> _Recorded data_
* * * * *

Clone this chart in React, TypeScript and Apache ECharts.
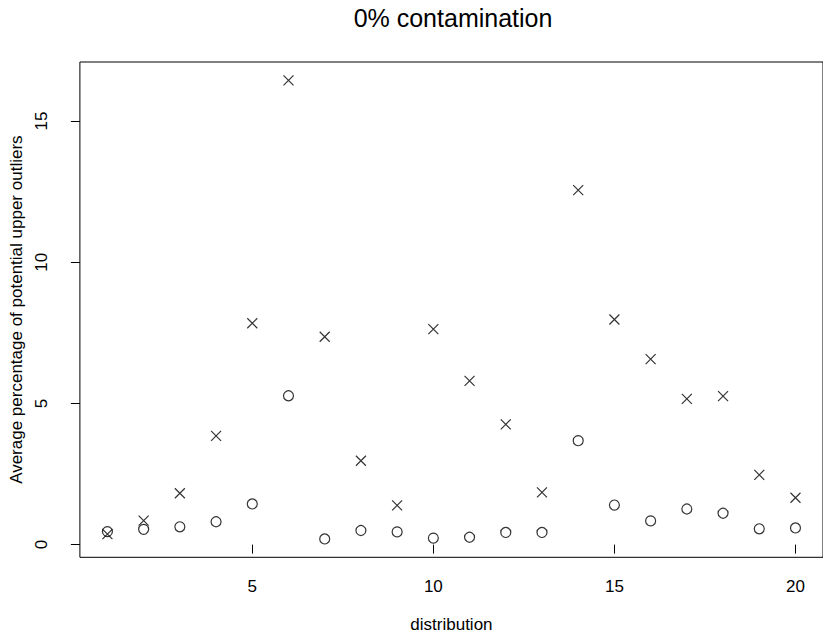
import React, { useEffect, useRef } from "react";
import * as echarts from "echarts";

const distributions = [1, 2, 3, 4, 5, 6, 7, 8, 9, 10, 11, 12, 13, 14, 15, 16, 17, 18, 19, 20];
const circleValues = [0.46, 0.54, 0.63, 0.81, 1.44, 5.27, 0.2, 0.5, 0.45, 0.23, 0.26, 0.43, 0.43, 3.68, 1.4, 0.84, 1.26, 1.11, 0.56, 0.59];
const crossValues = [0.37, 0.85, 1.82, 3.85, 7.84, 16.44, 7.36, 2.97, 1.39, 7.63, 5.8, 4.26, 1.85, 12.55, 7.97, 6.57, 5.16, 5.26, 2.47, 1.66];
const xTicks = [5, 10, 15, 20];
const yTicks = [0, 5, 10, 15];

const FONT = "'Liberation Sans', Arial, Helvetica, sans-serif";

export default function App() {
  const ref = useRef<HTMLDivElement>(null);
  useEffect(() => {
    const chart = echarts.init(ref.current!, null, { renderer: "svg" });
    const xMin = 1 - 0.04 * 19;
    const xMax = 20 + 0.04 * 19;
    const allY = circleValues.concat(crossValues);
    const lo = Math.min(...allY);
    const hi = Math.max(...allY);
    const ext = (hi - lo) * 0.04;
    chart.setOption({
      animation: false,
      backgroundColor: "#fff",
      textStyle: { fontFamily: FONT },
      title: {
        text: "0% contamination",
        left: 448,
        top: 0,
        textAlign: "center",
        textStyle: { fontFamily: FONT, fontSize: 25, fontWeight: "normal", color: "#000" },
      },
      grid: {
        left: 77.5,
        top: 62,
        width: 751.3,
        height: 495.3,
        show: true,
        borderColor: "#000",
        borderWidth: 1,
        backgroundColor: "transparent",
      },
      xAxis: {
        type: "value",
        min: xMin,
        max: xMax,
        name: "distribution",
        nameLocation: "middle",
        nameGap: 59,
        nameTextStyle: { fontFamily: FONT, fontSize: 17, color: "#000" },
        axisLine: { show: false },
        splitLine: { show: false },
        axisTick: { show: true, customValues: xTicks, length: 9, lineStyle: { color: "#000", width: 1 } },
        axisLabel: { customValues: xTicks, margin: 21, fontFamily: FONT, fontSize: 17, color: "#000" },
      },
      yAxis: {
        type: "value",
        min: lo - ext,
        max: hi + ext,
        name: "Average percentage of potential upper outliers",
        nameLocation: "middle",
        nameRotate: 90,
        nameGap: 52,
        nameTextStyle: { fontFamily: FONT, fontSize: 17, color: "#000" },
        axisLine: { show: false },
        splitLine: { show: false },
        axisTick: { show: true, customValues: yTicks, length: 9, lineStyle: { color: "#000", width: 1 } },
        axisLabel: { customValues: yTicks, rotate: 90, margin: 30, fontFamily: FONT, fontSize: 17, color: "#000" },
      },
      series: [
        {
          type: "scatter",
          name: "circles",
          data: distributions.map((d, i) => [d, circleValues[i]]),
          symbol: "circle",
          symbolSize: 10,
          itemStyle: { color: "none", borderColor: "#000", borderWidth: 1.2 },
        },
        {
          type: "scatter",
          name: "crosses",
          data: distributions.map((d, i) => [d, crossValues[i]]),
          symbol: "path://M0,0L10,10M10,0L0,10",
          symbolSize: 10,
          itemStyle: { color: "none", borderColor: "#000", borderWidth: 1.2 },
        },
      ],
    });
    return () => chart.dispose();
  }, []);
  return (
    <div
      ref={ref}
      style={{ position: "fixed", left: 0, top: 0, width: 823, height: 639, background: "#fff" }}
    />
  );
}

* * * * *

> _Task to carry out_
Extract the lines exactly, please: the first line of the listing, the line with "import * as", and every line between them, but no pictures.

> _Worked answer_
Clone this chart in React, TypeScript and Apache ECharts.
import React, { useEffect, useRef } from "react";
import * as echarts from "echarts";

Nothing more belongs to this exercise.